What to produce:
Wherever the word "Output" appears in the entries, copy the whole line.

Data for this task:
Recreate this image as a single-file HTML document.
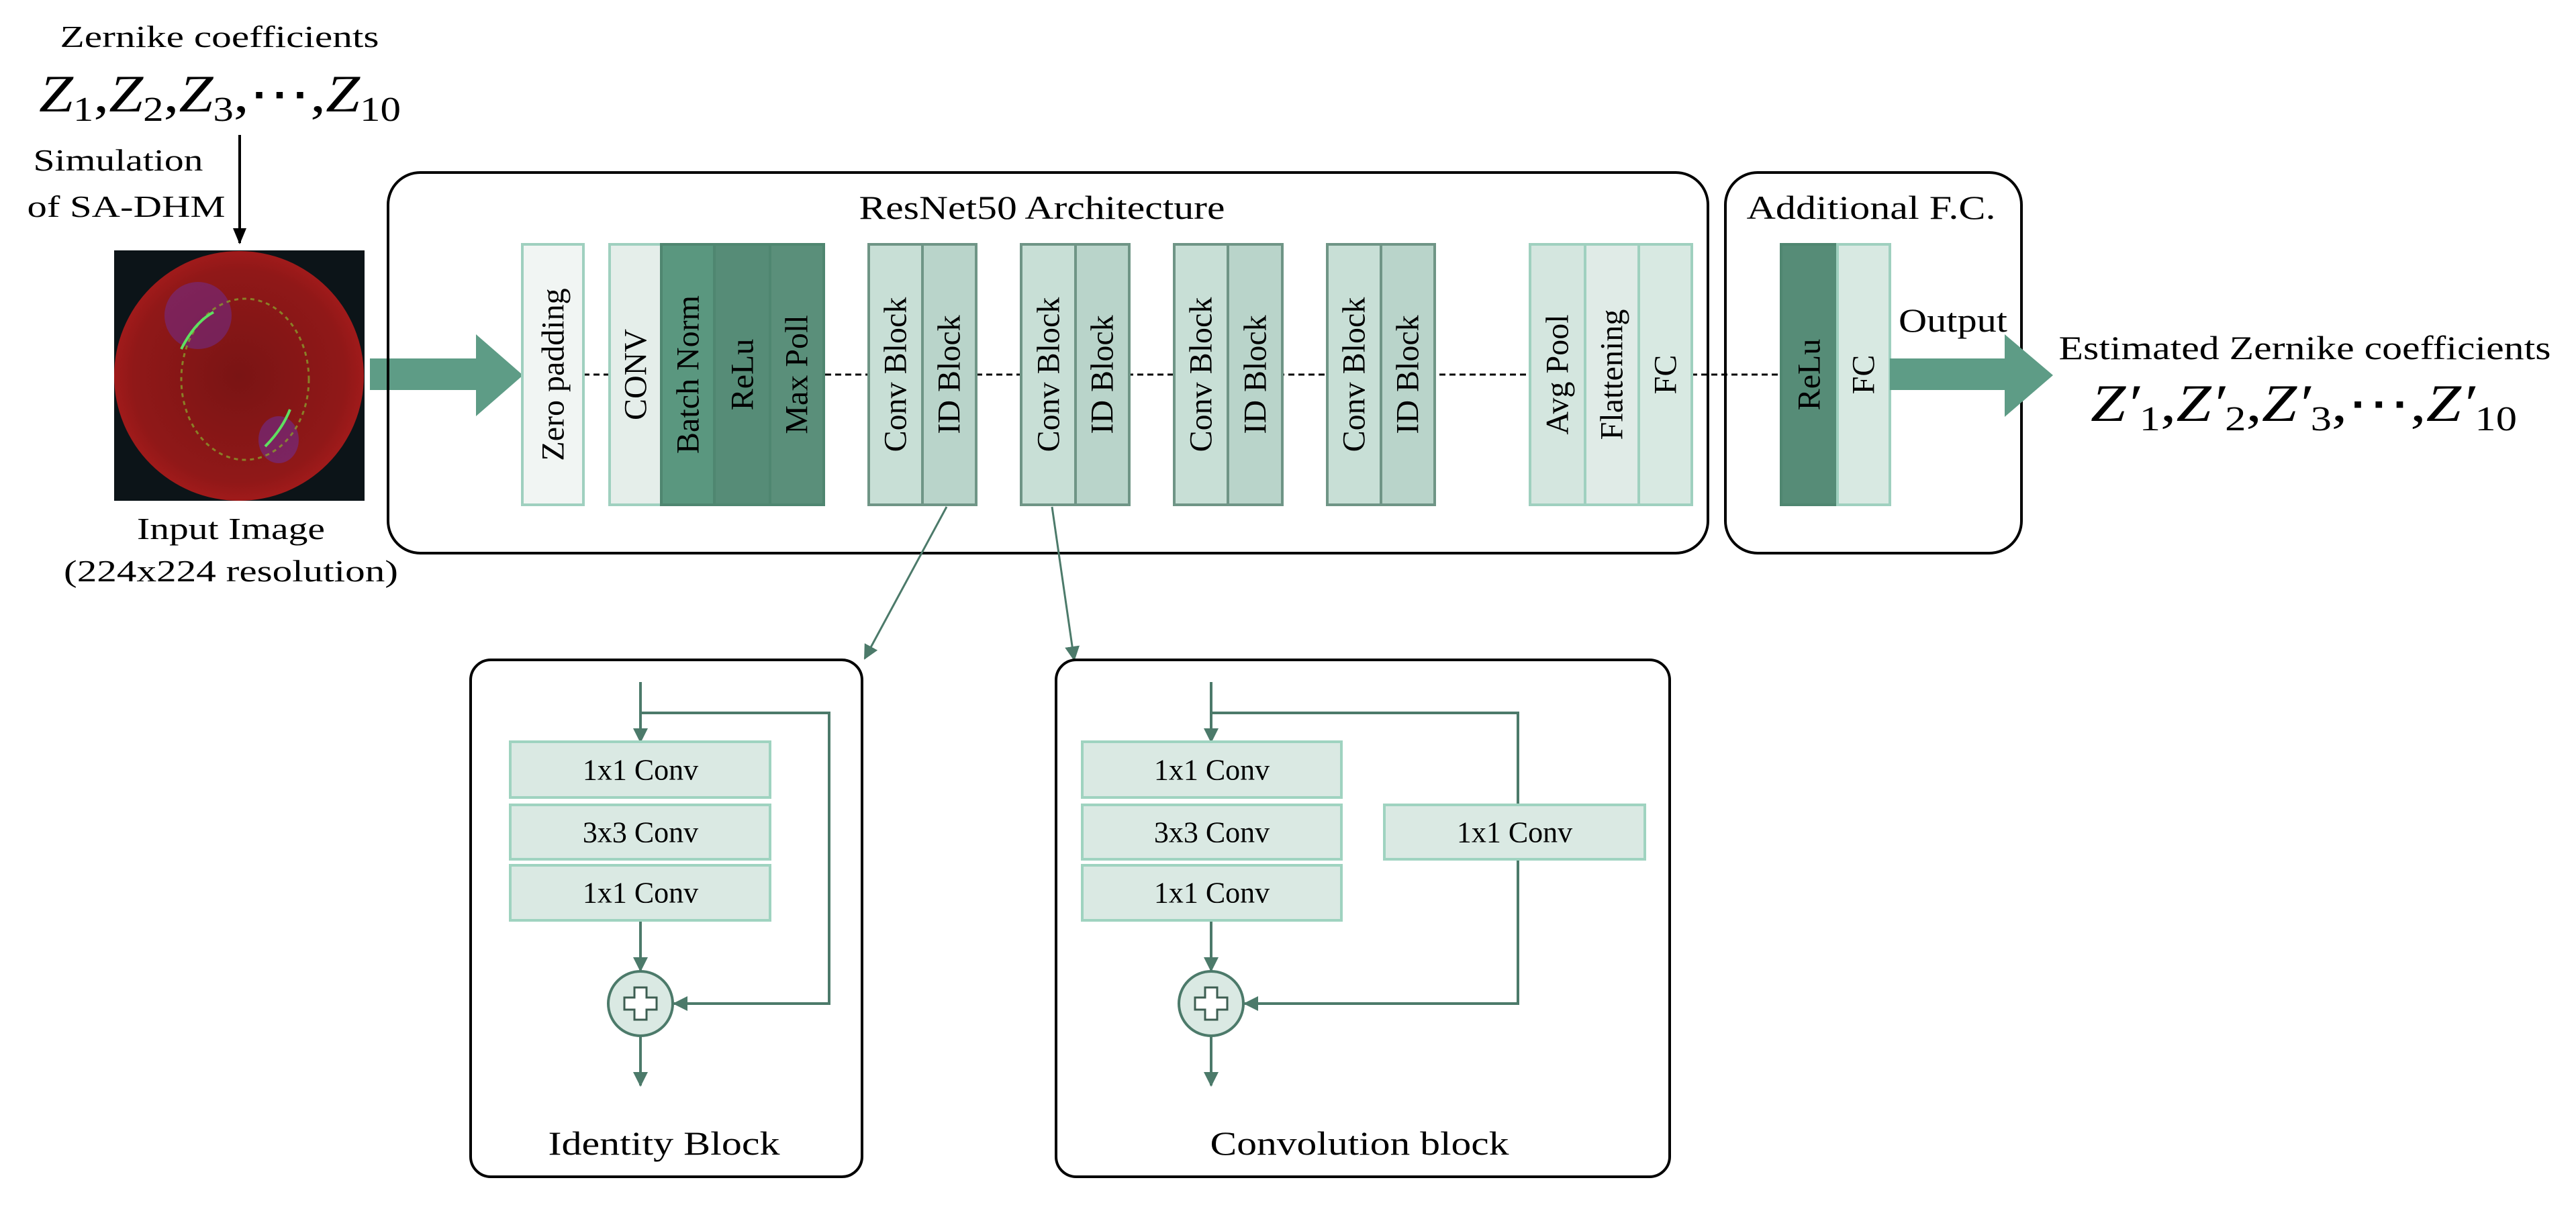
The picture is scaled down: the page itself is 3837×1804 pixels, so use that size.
<!DOCTYPE html>
<html><head><meta charset="utf-8"><style>html,body{margin:0;padding:0;background:#fff}svg{display:block}</style></head>
<body>
<svg width="3837" height="1804" viewBox="0 0 3837 1804" xmlns="http://www.w3.org/2000/svg" style="font-family:'Liberation Serif',serif">
<defs>
<marker id="ahb" markerWidth="22" markerHeight="22" refX="20" refY="11" orient="auto" markerUnits="userSpaceOnUse" viewBox="0 0 22 22"><path d="M0,0 L22,11 L0,22 z" fill="#4c7a6a"/></marker>
<marker id="ahk" markerWidth="24" markerHeight="24" refX="22" refY="12" orient="auto" markerUnits="userSpaceOnUse" viewBox="0 0 24 24"><path d="M0,2 L24,12 L0,22 z" fill="#000"/></marker>
<radialGradient id="rg" cx="50%" cy="50%" r="50%"><stop offset="0" stop-color="#7a1414"/><stop offset="0.85" stop-color="#901818"/><stop offset="1" stop-color="#a01a1a"/></radialGradient>
</defs>

<text x="327" y="70" font-size="46" text-anchor="middle" textLength="475" lengthAdjust="spacingAndGlyphs">Zernike coefficients</text>
<text x="58" y="166" font-size="78" textLength="539" lengthAdjust="spacingAndGlyphs"><tspan font-style="italic">Z</tspan><tspan font-size="52" dy="14">1</tspan><tspan dy="-14">,</tspan><tspan font-style="italic">Z</tspan><tspan font-size="52" dy="14">2</tspan><tspan dy="-14">,</tspan><tspan font-style="italic">Z</tspan><tspan font-size="52" dy="14">3</tspan><tspan dy="-14">,⋯,</tspan><tspan font-style="italic">Z</tspan><tspan font-size="52" dy="14">10</tspan></text>
<line x1="357" y1="201" x2="357" y2="362" stroke="#000" stroke-width="4" marker-end="url(#ahk)"/>
<text x="176" y="254" font-size="46" text-anchor="middle" textLength="253" lengthAdjust="spacingAndGlyphs">Simulation</text>
<text x="188" y="323" font-size="46" text-anchor="middle" textLength="295" lengthAdjust="spacingAndGlyphs">of SA-DHM</text>

<rect x="170" y="373" width="373" height="373" fill="#0c1418"/>
<ellipse cx="356" cy="560" rx="186" ry="186" fill="url(#rg)"/>
<ellipse cx="295" cy="470" rx="50" ry="50" fill="#6a30a8" opacity="0.45"/>
<ellipse cx="415" cy="655" rx="30" ry="35" fill="#6a30a8" opacity="0.5"/>
<ellipse cx="365" cy="565" rx="95" ry="120" fill="none" stroke="#8a9a2a" stroke-width="3" stroke-dasharray="6 6" opacity="0.8"/>
<path d="M270,520 Q290,480 318,465" fill="none" stroke="#5fe060" stroke-width="4"/>
<path d="M395,665 Q420,640 432,610" fill="none" stroke="#5fe060" stroke-width="4"/>
<text x="344" y="803" font-size="46" text-anchor="middle" textLength="280" lengthAdjust="spacingAndGlyphs">Input Image</text>
<text x="344" y="866" font-size="46" text-anchor="middle" textLength="498" lengthAdjust="spacingAndGlyphs">(224x224 resolution)</text>

<polygon points="551,534 709,534 709,498 779,559 709,620 709,581 551,581" fill="#5e9c86"/>

<rect x="578" y="257" width="1966" height="567" rx="48" fill="none" stroke="#000" stroke-width="4"/>
<rect x="2570" y="257" width="441" height="567" rx="48" fill="none" stroke="#000" stroke-width="4"/>
<text x="1552" y="326" font-size="50" text-anchor="middle" textLength="545" lengthAdjust="spacingAndGlyphs">ResNet50 Architecture</text>
<text x="2787" y="326" font-size="50" text-anchor="middle" textLength="371" lengthAdjust="spacingAndGlyphs">Additional F.C.</text>

<line x1="869" y1="558" x2="2653" y2="558" stroke="#000" stroke-width="3" stroke-dasharray="9 6"/>

<g stroke-width="4">
<rect x="778" y="364" width="91" height="388" fill="#f1f5f3" stroke="#9fd0bf"/>
<rect x="908" y="364" width="77" height="388" fill="#e5eeea" stroke="#9fd0bf"/>
<rect x="985" y="364" width="79" height="388" fill="#5a977f" stroke="#4f8670"/>
<rect x="1064" y="364" width="83" height="388" fill="#568c77" stroke="#4f8670"/>
<rect x="1147" y="364" width="80" height="388" fill="#5a8f7a" stroke="#4f8670"/>
<rect x="1294" y="364" width="80" height="388" fill="#c8dfd6" stroke="#6f9586"/>
<rect x="1374" y="364" width="80" height="388" fill="#b9d4ca" stroke="#6f9586"/>
<rect x="1521" y="364" width="81" height="388" fill="#c8dfd6" stroke="#6f9586"/>
<rect x="1602" y="364" width="80" height="388" fill="#b9d4ca" stroke="#6f9586"/>
<rect x="1749" y="364" width="80" height="388" fill="#c8dfd6" stroke="#6f9586"/>
<rect x="1829" y="364" width="81" height="388" fill="#b9d4ca" stroke="#6f9586"/>
<rect x="1977" y="364" width="80" height="388" fill="#c8dfd6" stroke="#6f9586"/>
<rect x="2057" y="364" width="80" height="388" fill="#b9d4ca" stroke="#6f9586"/>
<rect x="2279" y="364" width="82" height="388" fill="#d4e6df" stroke="#9fd0bf"/>
<rect x="2361" y="364" width="80" height="388" fill="#e0ebe7" stroke="#9fd0bf"/>
<rect x="2441" y="364" width="79" height="388" fill="#d8e9e2" stroke="#9fd0bf"/>
<rect x="2653" y="364" width="84" height="388" fill="#568c77" stroke="#4f8670"/>
<rect x="2737" y="364" width="78" height="388" fill="#d8e9e2" stroke="#9fd0bf"/>
</g>

<g font-size="48" text-anchor="middle" dominant-baseline="central">
<text transform="translate(824,558) rotate(-90)">Zero padding</text>
<text transform="translate(947,558) rotate(-90)">CONV</text>
<text transform="translate(1025,558) rotate(-90)">Batch Norm</text>
<text transform="translate(1106,558) rotate(-90)">ReLu</text>
<text transform="translate(1187,558) rotate(-90)">Max Poll</text>
<text transform="translate(1334,558) rotate(-90)">Conv Block</text>
<text transform="translate(1414,558) rotate(-90)">ID Block</text>
<text transform="translate(1562,558) rotate(-90)">Conv Block</text>
<text transform="translate(1642,558) rotate(-90)">ID Block</text>
<text transform="translate(1789,558) rotate(-90)">Conv Block</text>
<text transform="translate(1870,558) rotate(-90)">ID Block</text>
<text transform="translate(2017,558) rotate(-90)">Conv Block</text>
<text transform="translate(2097,558) rotate(-90)">ID Block</text>
<text transform="translate(2320,558) rotate(-90)">Avg Pool</text>
<text transform="translate(2401,558) rotate(-90)">Flattening</text>
<text transform="translate(2481,558) rotate(-90)">FC</text>
<text transform="translate(2695,558) rotate(-90)">ReLu</text>
<text transform="translate(2776,558) rotate(-90)">FC</text>
</g>

<polygon points="2815,534 2986,534 2986,498 3058,559 2986,621 2986,581 2815,581" fill="#5e9c86"/>
<text x="2909" y="494" font-size="50" text-anchor="middle" textLength="162" lengthAdjust="spacingAndGlyphs">Output</text>
<text x="3433" y="535" font-size="50" text-anchor="middle" textLength="733" lengthAdjust="spacingAndGlyphs">Estimated Zernike coefficients</text>
<text x="3114" y="627" font-size="78" textLength="635" lengthAdjust="spacingAndGlyphs"><tspan font-style="italic">Z′</tspan><tspan font-size="52" dy="14">1</tspan><tspan dy="-14">,</tspan><tspan font-style="italic">Z′</tspan><tspan font-size="52" dy="14">2</tspan><tspan dy="-14">,</tspan><tspan font-style="italic">Z′</tspan><tspan font-size="52" dy="14">3</tspan><tspan dy="-14">,⋯,</tspan><tspan font-style="italic">Z′</tspan><tspan font-size="52" dy="14">10</tspan></text>

<line x1="1410" y1="755" x2="1288" y2="981" stroke="#4c7a6a" stroke-width="3" marker-end="url(#ahb)"/>
<line x1="1567" y1="755" x2="1600" y2="983" stroke="#4c7a6a" stroke-width="3" marker-end="url(#ahb)"/>

<rect x="701" y="983" width="583" height="770" rx="30" fill="none" stroke="#000" stroke-width="4"/>
<rect x="1573" y="983" width="914" height="770" rx="30" fill="none" stroke="#000" stroke-width="4"/>

<g stroke="#4c7a6a" stroke-width="4" fill="none">
<line x1="954" y1="1016" x2="954" y2="1105" marker-end="url(#ahb)"/>
<polyline points="954,1062 1235,1062 1235,1495 1004,1495" marker-end="url(#ahb)"/>
<line x1="954" y1="1371" x2="954" y2="1446" marker-end="url(#ahb)"/>
<line x1="954" y1="1544" x2="954" y2="1617" marker-end="url(#ahb)"/>
<line x1="1804" y1="1016" x2="1804" y2="1105" marker-end="url(#ahb)"/>
<polyline points="1804,1062 2261,1062 2261,1199"/>
<polyline points="2261,1280 2261,1495 1854,1495" marker-end="url(#ahb)"/>
<line x1="1804" y1="1371" x2="1804" y2="1446" marker-end="url(#ahb)"/>
<line x1="1804" y1="1544" x2="1804" y2="1617" marker-end="url(#ahb)"/>
</g>

<g fill="#dae9e3" stroke="#9fd3c0" stroke-width="4">
<rect x="760" y="1105" width="387" height="83"/>
<rect x="760" y="1199" width="387" height="81"/>
<rect x="760" y="1289" width="387" height="82"/>
<rect x="1612" y="1105" width="386" height="83"/>
<rect x="1612" y="1199" width="386" height="81"/>
<rect x="1612" y="1289" width="386" height="82"/>
<rect x="2062" y="1199" width="388" height="81"/>
</g>
<g font-size="44" text-anchor="middle" dominant-baseline="central">
<text x="954" y="1147">1x1 Conv</text>
<text x="954" y="1240">3x3 Conv</text>
<text x="954" y="1330">1x1 Conv</text>
<text x="1805" y="1147">1x1 Conv</text>
<text x="1805" y="1240">3x3 Conv</text>
<text x="1805" y="1330">1x1 Conv</text>
<text x="2256" y="1240">1x1 Conv</text>
</g>

<circle cx="954" cy="1495" r="48" fill="#dae9e3" stroke="#4c7a6a" stroke-width="4"/>
<path d="M945,1471 h18 v15 h15 v18 h-15 v15 h-18 v-15 h-15 v-18 h15 z" fill="#fff" stroke="#3d5e52" stroke-width="3"/>
<circle cx="1804" cy="1495" r="48" fill="#dae9e3" stroke="#4c7a6a" stroke-width="4"/>
<path d="M1795,1471 h18 v15 h15 v18 h-15 v15 h-18 v-15 h-15 v-18 h15 z" fill="#fff" stroke="#3d5e52" stroke-width="3"/>

<text x="989" y="1720" font-size="50" text-anchor="middle" textLength="345" lengthAdjust="spacingAndGlyphs">Identity Block</text>
<text x="2025" y="1720" font-size="50" text-anchor="middle" textLength="445" lengthAdjust="spacingAndGlyphs">Convolution block</text>
</svg>
</body></html>
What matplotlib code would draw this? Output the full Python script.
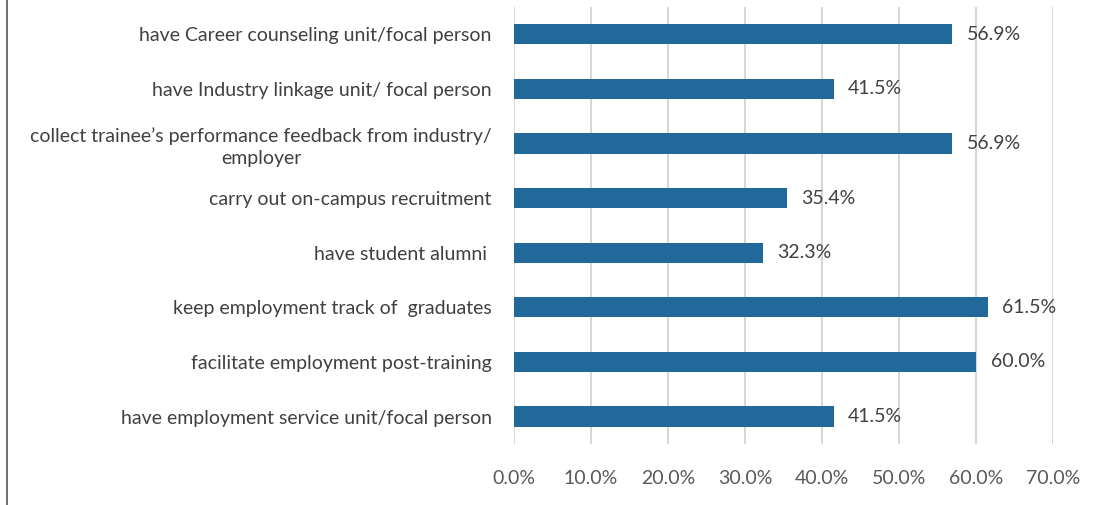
import matplotlib.pyplot as plt
from matplotlib.lines import Line2D

categories = [
    "have employment service unit/focal person",
    "facilitate employment post-training",
    "keep employment track of  graduates",
    "have student alumni ",
    "carry out on-campus recruitment",
    "collect trainee\u2019s performance feedback from industry/\nemployer",
    "have Industry linkage unit/ focal person",
    "have Career counseling unit/focal person",
]
shares = [41.5, 60.0, 61.5, 32.3, 35.4, 56.9, 41.5, 56.9]
xticks = [0, 10, 20, 30, 40, 50, 60, 70]

plt.rcParams['font.family'] = ['Lato', 'DejaVu Sans']
text_color = '#404040'

fig = plt.figure(figsize=(10.97, 5.05), dpi=100)
ax = fig.add_axes([0.4686, 0.121, 0.4914, 0.865])

ypos = range(len(categories))
ax.barh(ypos, shares, height=0.37, color='#21689b', zorder=3)
for y, v in zip(ypos, shares):
    ax.text(v + 1.9, y, f"{v:.1f}%", va='center', ha='left',
            fontsize=14, color=text_color)

ax.set_xlim(0, 70)
ax.set_ylim(-0.5, len(categories) - 0.5)
ax.set_xticks(xticks)
ax.set_xticklabels([f"{t:.1f}%" for t in xticks], fontsize=14, color='#595959')
ax.set_yticks(list(ypos))
ax.set_yticklabels(categories, fontsize=14, color=text_color,
                   multialignment='center', linespacing=1.35)
ax.tick_params(axis='x', length=0, pad=19)
ax.tick_params(axis='y', length=0, pad=16)
ax.grid(axis='x', color='#d0d0d0', linewidth=1.2, zorder=0)
for s in ax.spines.values():
    s.set_visible(False)

# thin frame edge on the left side
fig.add_artist(Line2D([0.0065, 0.0065], [0, 1], transform=fig.transFigure,
                      color='#555555', linewidth=1.2))

fig.savefig('out.png', dpi=100)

Answer to this problem:
<text x="2909" y="494" font-size="50" text-anchor="middle" textLength="162" lengthAdjust="spacingAndGlyphs">Output</text>
What matplotlib code would draw this? Output the full Python script.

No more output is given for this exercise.